November 19th, 2008: This was a day when a lot got accomplished. I started the morning by talking with Jocelyn Dubin, a nutritionist in Santa Cruz recommended by my friends, Wendy Ostrow and Shoshannah Orzek. Jocelyn has focused her practice around helping people with cancer fine tune their diets. She had great ideas about more sources of non-meat protein as well as fish, fish, fish (healthy fish, not mercury-drenched fish). We reviewed my meals of the past three days and her critiques were helpful and easy to implement. I am very grateful for her advice because a big issue for chemo patients is loss of muscle mass. She had excellent strategies about keeping my body as healthy as possible during and after chemo.
A couple of hours later, I visited my therapist Susan Wachob who led the Gay Male Incest Survivor group that I participated in for five years during the last half of the 90’s. When I left group, it was with the understanding that I had found my deepest wound—my fear of my father—and that I had grown up and no longer feared him. If he went off for some reason, I had many tricks up my sleeve all of which worked. I could yell back at him, leave the room, kick his shin, demand that he cool it, etc. Although some of those responses are effective than others, the point was that I no longer felt in thrall to my Dad’s rage. It was only that: his rage. In the past few weeks, however, culminating in my healing center episode with the masked shaman who held my tumor aloft as it cried out against my Dad’s violence to me, I realized that it was time to return to therapy for another round of work. I would guess that this time, I need to work on the impact of growing up in a family where I was abused but could not complain. Or cry out. Or escape. It’s clear to me that I was taught not to ask for help. That I learned very skewed attitudes about pain and when I was in pain. In short, more work to do. It was great to see Susan again, and I am eager to get started.
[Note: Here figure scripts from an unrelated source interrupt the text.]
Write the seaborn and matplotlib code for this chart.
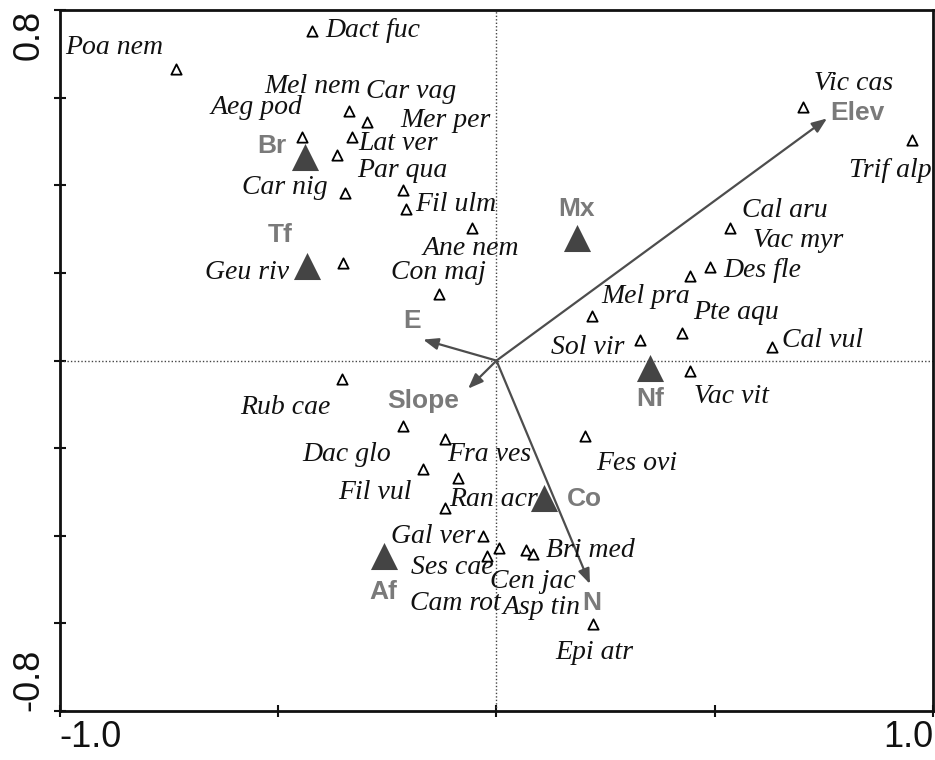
import numpy as np
import pandas as pd
import seaborn as sns
import matplotlib.pyplot as plt

# species scores (axis 1, axis 2)
species = ['Poa nem', 'Dact fuc', 'Aeg pod', 'Mel nem', 'Mer per', 'Lat ver',
           'Par qua', 'Car nig', 'Car vag', 'Fil ulm', 'Ane nem', 'Geu riv',
           'Con maj', 'Vic cas', 'Trif alp', 'Cal aru', 'Vac myr', 'Des fle',
           'Mel pra', 'Pte aqu', 'Sol vir', 'Cal vul', 'Vac vit', 'Rub cae',
           'Dac glo', 'Fra ves', 'Fil vul', 'Asp tin', 'Fes ovi', 'Ran acr',
           'Gal ver', 'Cam rot', 'Ses cae', 'Cen jac', 'Bri med', 'Epi atr']
sp_x = [-0.734, -0.423, -0.446, -0.338, -0.297, -0.331,
        -0.365, -0.347, -0.214, -0.207, -0.056, -0.352,
        -0.132, 0.702, 0.952, 0.535, 0.443, 0.489,
        0.219, 0.425, 0.329, 0.631, 0.443, -0.354,
        -0.214, -0.118, -0.168, -0.088, 0.203, -0.118,
        -0.031, 0.006, -0.022, 0.068, 0.084, 0.221]
sp_y = [0.665, 0.752, 0.510, 0.571, 0.544, 0.510,
        0.469, 0.382, 0.389, 0.347, 0.302, 0.222,
        0.151, 0.578, 0.503, 0.302, 0.194, 0.213,
        0.103, 0.062, 0.046, 0.030, -0.023, -0.041,
        -0.149, -0.178, -0.247, -0.267, -0.171, -0.336,
        -0.400, -0.427, -0.446, -0.432, -0.441, -0.601]

# nominal factors (centroids)
factors = ['Br', 'Tf', 'Mx', 'Nf', 'Co', 'Af']
fac_x = [-0.439, -0.434, 0.184, 0.352, 0.108, -0.258]
fac_y = [0.466, 0.217, 0.281, -0.016, -0.313, -0.446]

# environmental variables (arrows)
variables = ['Elev', 'E', 'Slope', 'N']
var_x = [0.757, -0.168, -0.065, 0.214]
var_y = [0.553, 0.048, -0.064, -0.510]

# label offsets in pixels from their point
sp_off = {
    'Poa nem': (-62, 22), 'Dact fuc': (61, 1), 'Aeg pod': (-45, 30),
    'Mel nem': (-36, 24), 'Mer per': (79, 2), 'Lat ver': (46, -6),
    'Par qua': (65, -15), 'Car nig': (-60, 6), 'Car vag': (8, 99),
    'Fil ulm': (50, 4), 'Ane nem': (-1, -20), 'Geu riv': (-96, -9),
    'Con maj': (0, 22), 'Vic cas': (51, 24), 'Trif alp': (-22, -30),
    'Cal aru': (55, 18), 'Vac myr': (108, 35), 'Des fle': (52, -3),
    'Mel pra': (54, 19), 'Pte aqu': (54, 21), 'Sol vir': (-52, -7),
    'Cal vul': (51, 7), 'Vac vit': (42, -26), 'Rub cae': (-57, -29),
    'Dac glo': (-56, -29), 'Fra ves': (44, -16), 'Fil vul': (-48, -24),
    'Asp tin': (83, -130), 'Fes ovi': (52, -28), 'Ran acr': (49, 8),
    'Gal ver': (-50, -1), 'Cam rot': (-44, -56), 'Ses cae': (-35, -12),
    'Cen jac': (7, -32), 'Bri med': (57, 3), 'Epi atr': (1, -29),
}
fac_off = {'Br': (-33, 11), 'Tf': (-27, 31), 'Mx': (0, 29),
           'Nf': (0, -31), 'Co': (41, -1), 'Af': (-1, -36)}
var_off = {'Elev': (30, 5), 'E': (-11, 19), 'Slope': (-45, -12), 'N': (2, -19)}

sp_df = pd.DataFrame({'name': species, 'x': sp_x, 'y': sp_y})
fac_df = pd.DataFrame({'name': factors, 'x': fac_x, 'y': fac_y})

sns.set_style('ticks')
plt.rcParams['font.family'] = ['Liberation Sans', 'DejaVu Sans']

fig = plt.figure(figsize=(9.35, 7.6), dpi=100)
ax = fig.add_axes([0.064, 0.0645, 0.934, 0.922])

ax.axhline(0, color='#444444', lw=1, ls=(0, (1, 1.5)), zorder=1)
ax.axvline(0, color='#444444', lw=1, ls=(0, (1, 1.5)), zorder=1)

sns.scatterplot(data=sp_df, x='x', y='y', marker='^', s=55, color='white',
                edgecolor='black', linewidth=1.3, ax=ax, zorder=3)
sns.scatterplot(data=fac_df, x='x', y='y', marker='^', s=380, color='#444444',
                edgecolor='#444444', linewidth=0, ax=ax, zorder=3)

for n, x, y in zip(species, sp_x, sp_y):
    ax.annotate(n, (x, y), xytext=sp_off[n], textcoords='offset pixels',
                ha='center', va='center', fontsize=20, color='#111111',
                family='Liberation Serif', style='italic', zorder=4)

for n, x, y in zip(factors, fac_x, fac_y):
    ax.annotate(n, (x, y), xytext=fac_off[n], textcoords='offset pixels',
                ha='center', va='center', fontsize=19, color='#7a7a7a',
                fontweight='bold', zorder=4)

for n, x, y in zip(variables, var_x, var_y):
    ax.annotate('', xy=(x, y), xytext=(0, 0),
                arrowprops=dict(arrowstyle='-|>,head_length=0.9,head_width=0.35',
                                color='#4d4d4d', lw=1.6, shrinkA=0, shrinkB=0),
                zorder=2)
    ax.annotate(n, (x, y), xytext=var_off[n], textcoords='offset pixels',
                ha='center', va='center', fontsize=19, color='#7a7a7a',
                fontweight='bold', zorder=4)

ax.set_xlim(-1.0, 1.0)
ax.set_ylim(-0.8, 0.8)
ax.set_xlabel('')
ax.set_ylabel('')

xt = np.arange(-1.0, 1.01, 0.5)
ax.set_xticks(xt)
ax.set_xticklabels(['-1.0', '', '', '', '1.0'])
yt = np.arange(-0.8, 0.81, 0.2)
ax.set_yticks(yt)
ax.set_yticklabels(['-0.8'] + [''] * 7 + ['0.8'], rotation=90)
xl = ax.get_xticklabels()
xl[0].set_ha('left')
xl[-1].set_ha('right')
yl = ax.get_yticklabels()
yl[0].set_va('bottom')
yl[-1].set_va('top')

ax.tick_params(direction='inout', length=9, width=1.5, labelsize=26,
               colors='#111111')
ax.tick_params(axis='x', pad=2)
ax.tick_params(axis='y', pad=5)
for s in ax.spines.values():
    s.set_linewidth(2)
    s.set_color('#111111')
    s.set_visible(True)

fig.savefig('out.png', dpi=100)
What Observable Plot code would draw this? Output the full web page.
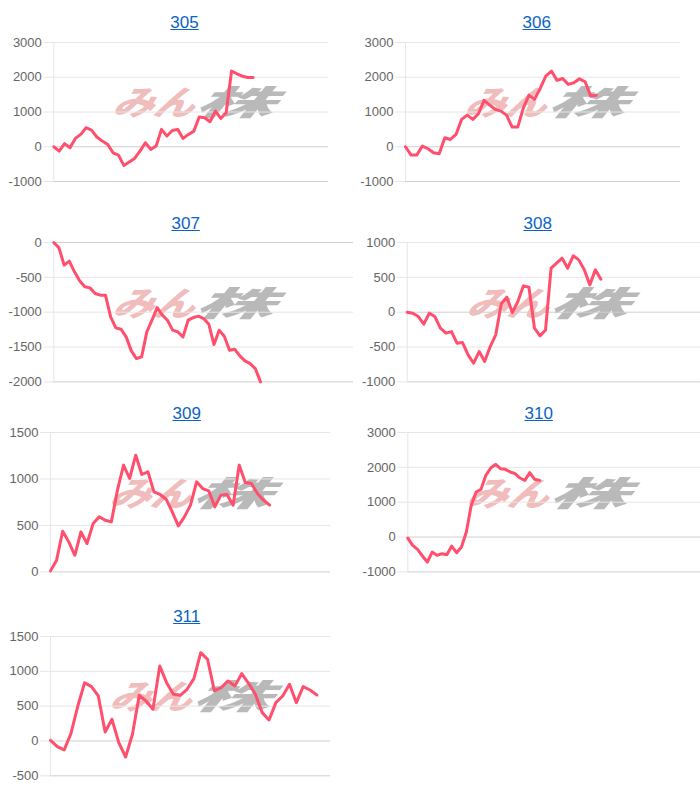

Later in the afternoon, Eileen and I visited with Natalie Olsen, Nurse Practitioner, and Dr. Jahan. Natalie reviewed all of my current discomforts which are blissfully few. Then, Dr. Jahan came in and exclaimed, “You’re not bald!” Indeed I am not. He was very complimentary about my body’s tolerance for the chemo drugs and said that the next five day session would start at the beginning of December. His gift to me was Thanksgiving holiday out of the hospital. Go, eat, celebrate, relax. Of course it isn’t abnormal to have a visit with your oncologist be a fest of appreciation when things are going well, but this had never happened to me before. I am used to presenting myself as a multi-metastasized guy with a tumor that is difficult to diagnose. No one gets happy during that sort of visit. So now I am heading in new directions with new rewards. Dr. Jahan and I backed off from making mid-to-long range projections. The short-term plan is to go through the next round of chemo in a week and a half, do all the scans that will measure the changes in all sizes of all tumors and then make decisions from there. Ongoing good news: the main pelvic tumor continues to feel smaller and denser. It doesn’t hurt to the touch, but there is definitely something there. But then, that’s one of the main points of this blog: there is something there.